Francisco Rico se ha ido al país de donde nadie vuelve, pero ha dejado tras de sí una estela tal de sensibilidad e inteligencia filológica y literaria que será difícil, por no decir imposible, que su huella no permanezca durante mucho tiempo en la memoria de las generaciones venideras, mientras haya lectores de ese Quijote sobre el que tanto trabajó en el último tercio de su vida, depurándolo hasta límites inexplorados antes de la formidable irrupción ecdótica de Rico en la compleja quaestio textual que plantea la primera novela moderna.

Fue mi maestro, Manuel Fernández-Galiano, quien me presentó a quien siempre será para mí Paco Rico, con el hipocorístico familiar con que siempre me he dirigido a él, sin que ello disminuyera un ápice el respeto y la admiración que me infundió desde el primer encuentro. Los dos primeros libros suyos que leí aparecieron en 1970, que fue el año en que me lo presentó Galiano: ‘La novela picaresca y el punto de vista’ (Seix Barral) y ‘El pequeño mundo del hombre’ (Castalia), dos magníficos y eruditos ensayos que, además, se leían con la misma fruición con que Alonso Quijano devoraba los libros de caballerías o Borges la epopeya de Gilgamesh. Hasta las notas exegéticas o puramente bibliográficas a pie de página revelan en Paco una voluntad de estilo admirable.

Poeta ocasional, muy en la órbita de la generación del 50, a la que pertenecía en su franja más joven, publicó infinidad de poemas propios y ajenos en tiradas domésticas de poquísimos ejemplares, de los que hay alguna muestra interesante en mi biblioteca. Su pasión por Petrarca, de quien probablemente era reencarnación metempsicótica, lo llevó a ser considerado en Italia, su segunda patria, como príncipe de petrarcólogos, pues estudió al de Arezzo con un fervor muy especial, entregando a las prensas varios libros sobre él, especialmente su genial ‘Vida u obra de Petrarca’, otra de sus piezas que prefiero. Fíjense ustedes cómo insisto en la pluralidad de intereses del maestro desaparecido, porque me resisto a que sea recordado únicamente como estudioso del Quijote.

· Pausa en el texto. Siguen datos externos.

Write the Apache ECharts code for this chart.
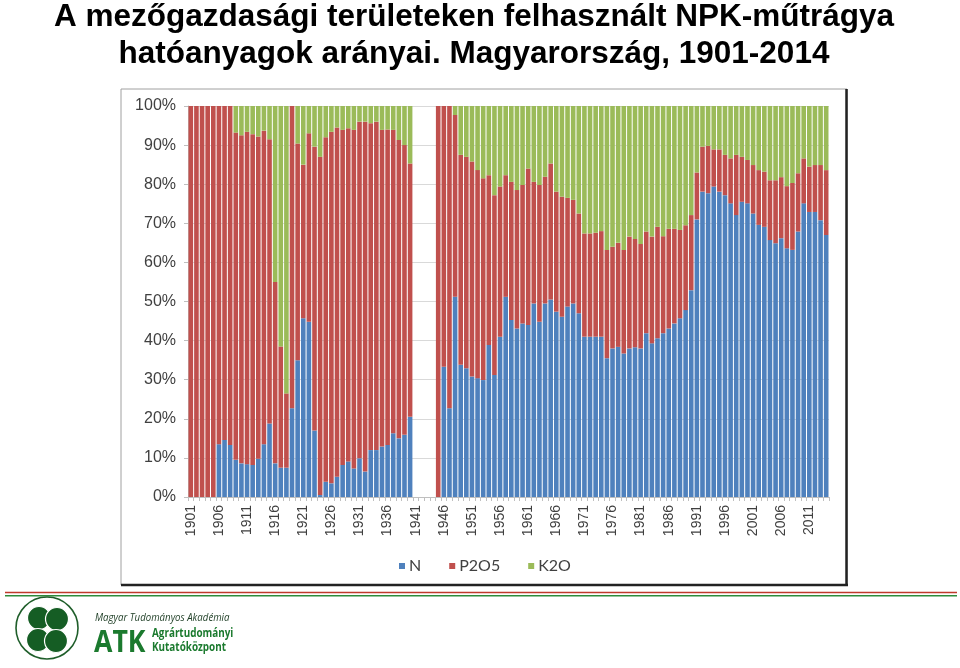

No puedo terminar esta apresurada semblanza del gran catedrático y académico sin consignar que me inspiró un poema, incluido en mi libro ‘Bloc de otoño’ y titulado ‘Sueño de Paco Rico’. Citaré alguno de sus versos: «Se iba haciendo de noche y no encendíamos / la luz, pero seguíamos charlando / de no se sabe qué en una penumbra / que iba virando a sombra, y nuestra charla / devenía infinita, interminable, /como la noche en el palacio feérico / de Alcínoo…».

Desde hoy, y hasta mi partida, nuestras conversaciones tendrán lugar tan solo en sueños, como la charla onírica que mantuvimos en aquel poema.